“Unflushables”: Establishing a global agenda for action on everyday practices associated with sewer blockages, water quality, and plastic pollution

Date of publication 8 June 2020

Authors Alda‐Vidal, Cecilia; Browne, Alison L.; Hoolohan, Claire.

Sources WIREs Water : e1452, 1-15

DOILink https://doi.org/10.1002/wat2.1452

Abstract

The disposal of unflushable products via the toilet is an enduring problem and increasing contributor to environmental and infrastructural challenges such as fatbergs, water quality and plastic pollution. Rising scientific and public interest in “throw-away” cultures, and renewed government pressure for water and sewerage companies to act as custodians of water resources, raises questions about how and why impactful disposal practices occur and what might be done to change them. To date there has been little systematic research on unflushable products, and little is known about the routines and practices through which unflushable products find their way into wastewater systems. This paper reviews social science research including historical, sociological, and anthropological studies of cleanliness and hygiene, as well as sociotechnical approaches to the study of household practices and infrastructures to understand the challenges of unflushables. Based on this research, the paper offers a new conceptualization of the unflushables challenge.
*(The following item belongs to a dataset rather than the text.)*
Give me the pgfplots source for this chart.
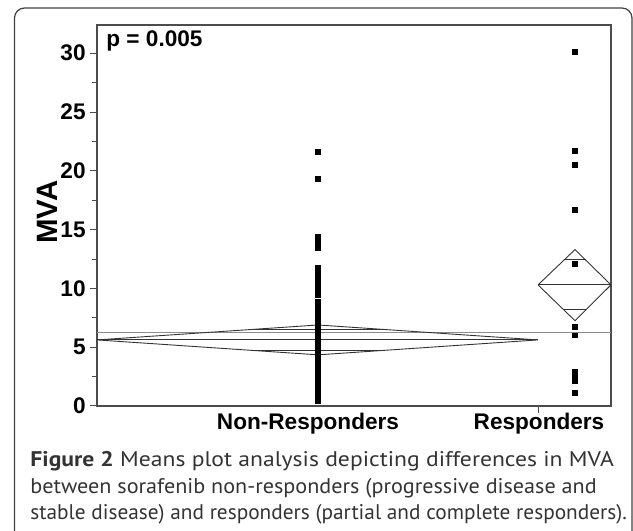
\documentclass[border=0pt]{standalone}
\usepackage{pgfplots}
\pgfplotsset{compat=1.18}
\usepackage{fontspec}
\setmainfont{Liberation Sans}
\newfontfamily\capfont{PT Sans}
\pgfplotstableread{
x y
0.43 21.6
0.43 19.3
0.43 14.4
0.43 14.1
0.43 13.7
0.43 13.4
0.43 11.8
0.43 11.5
0.43 11.1
0.43 10.8
0.43 10.4
0.43 10.1
0.43 9.8
0.43 9.4
0.43 8.9
0.43 8.7
0.43 8.5
0.43 8.3
0.43 8.1
0.43 7.9
0.43 7.7
0.43 7.5
0.43 7.3
0.43 7.1
0.43 6.9
0.43 6.7
0.43 6.5
0.43 6.3
0.43 6.1
0.43 5.9
0.43 5.7
0.43 5.5
0.43 5.3
0.43 5.1
0.43 4.95
0.43 4.8
0.43 4.65
0.43 4.5
0.43 4.35
0.43 4.2
0.43 4.05
0.43 3.9
0.43 3.75
0.43 3.6
0.43 3.45
0.43 3.3
0.43 3.15
0.43 3.0
0.43 2.85
0.43 2.7
0.43 2.55
0.43 2.4
0.43 2.25
0.43 2.1
0.43 1.95
0.43 1.8
0.43 1.65
0.43 1.5
0.43 1.35
0.43 1.2
0.43 1.05
0.43 0.9
0.43 0.75
0.43 0.6
0.43 0.45
}\nonresp
\pgfplotstableread{
x y
0.93 30.1
0.93 21.7
0.93 20.5
0.93 16.7
0.93 12.1
0.93 6.7
0.93 6.0
0.93 2.9
0.93 2.5
0.93 2.1
0.93 1.1
}\resp
\begin{document}
\begin{tikzpicture}
\useasboundingbox (0,0) rectangle (316.5pt,265.5pt);
\draw[black!75, line width=0.6pt, rounded corners=5pt] (7.25pt,-8pt) rectangle (316pt,261.5pt);
\begin{axis}[
  at={(48.5pt,62.5pt)}, anchor=south west,
  scale only axis, width=257pt, height=190.5pt,
  xmin=0, xmax=1, ymin=0, ymax=32.4,
  axis line style={black!70, line width=0.6pt},
  ytick={0,5,...,30}, minor ytick={2.5,7.5,...,27.5},
  xtick={0.858}, xticklabels={},
  tick pos=left,
  tick align=outside, major tick length=3.5pt, minor tick length=2.5pt,
  tick style={black!70, line width=0.5pt},
  /pgf/number format/assume math mode=true,
  yticklabel={\bfseries\fontsize{11.3}{13}\selectfont\pgfmathprintnumber{\tick}},
  yticklabel style={inner sep=0pt, anchor=east, xshift=-2pt},
]
\addplot[only marks, mark=square*, mark size=1.15pt, black] table[x=x,y=y] {\nonresp};
\addplot[only marks, mark=square*, mark size=1.2pt, black] table[x=x,y=y] {\resp};
% grand mean
\addplot[black!45, line width=0.5pt] coordinates {(0,6.23) (1,6.23)};
% non-responders means diamond
\addplot[black!80, line width=0.45pt] coordinates {(0,5.62) (0.43,6.89) (0.858,5.62) (0.43,4.35) (0,5.62)};
\addplot[black!80, line width=0.45pt] coordinates {(0,5.62) (0.858,5.62)};
\addplot[black!80, line width=0.45pt] coordinates {(0.304,6.52) (0.556,6.52)};
\addplot[black!80, line width=0.45pt] coordinates {(0.304,4.72) (0.556,4.72)};
% responders means diamond
\addplot[black!80, line width=0.45pt] coordinates {(0.858,10.3) (0.93,13.3) (1.0,10.3) (0.93,7.25) (0.858,10.3)};
\addplot[black!80, line width=0.45pt] coordinates {(0.858,10.3) (1.0,10.3)};
\addplot[black!80, line width=0.45pt] coordinates {(0.909,12.42) (0.951,12.42)};
\addplot[black!80, line width=0.45pt] coordinates {(0.909,8.18) (0.951,8.18)};
\end{axis}
\node[anchor=base west, inner sep=0pt, font=\bfseries\fontsize{11.3}{13}\selectfont] at (53pt,242.25pt) {p = 0.005};
\node[rotate=90, inner sep=0pt, font=\bfseries\fontsize{14.7}{16}\selectfont] at (23.5pt,159.5pt) {MVA};
\node[anchor=base, inner sep=0pt, font=\bfseries\fontsize{11.3}{13}\selectfont] at (154pt,50.5pt) {Non-Responders};
\node[anchor=base, inner sep=0pt, font=\bfseries\fontsize{11.3}{13}\selectfont] at (269.5pt,50.5pt) {Responders};
\begin{scope}[every node/.style={anchor=base west, inner sep=0pt, text=black!80, font=\capfont\fontsize{10.6}{12}\selectfont}]
\node at (15pt,32.15pt) {\scalebox{1.115}[1]{\textbf{Figure 2} Means plot analysis depicting differences in MVA}};
\node at (15pt,19pt) {\scalebox{1.045}[1]{between sorafenib non-responders (progressive disease and}};
\node at (15pt,5.5pt) {\scalebox{1.005}[1]{stable disease) and responders (partial and complete responders).}};
\end{scope}
\end{tikzpicture}
\end{document}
We argue that unflushables are a distributed problem, one that is not the direct consequence of either individual behavior, product design or infrastructural decline, but the outcome of myriad social, cultural and material developments in society. These include diversity in “flushing” cultures, gendered expectations in cleanliness practices; the evolution of conventions around cleanliness and hygiene; infrastructural imaginaries and expectations; and political dimensions of infrastructural development and maintenance. We demonstrate how social science research is essential in defining a new global research agenda on unflushables that further aids the design of new intervention and policy pathways.

TSC Opinion

Il faudrait peut-être créer une rubrique « Comportement citoyen » pour classer cet article. Il semble que pour beaucoup le « flush » des toilettes ait un côté magique qui fait disparaitre des choses dont on ne sait que faire. Pour certaines matières c’est légitime, mais pour le plastique un peu moins, sauf si c’est du microplastique qui a transité dans notre système digestif. Je vous passe la discussion sur les différences hommes/femmes. Un article ethnographique à savourer tranquillement dans un coin, petit ou non.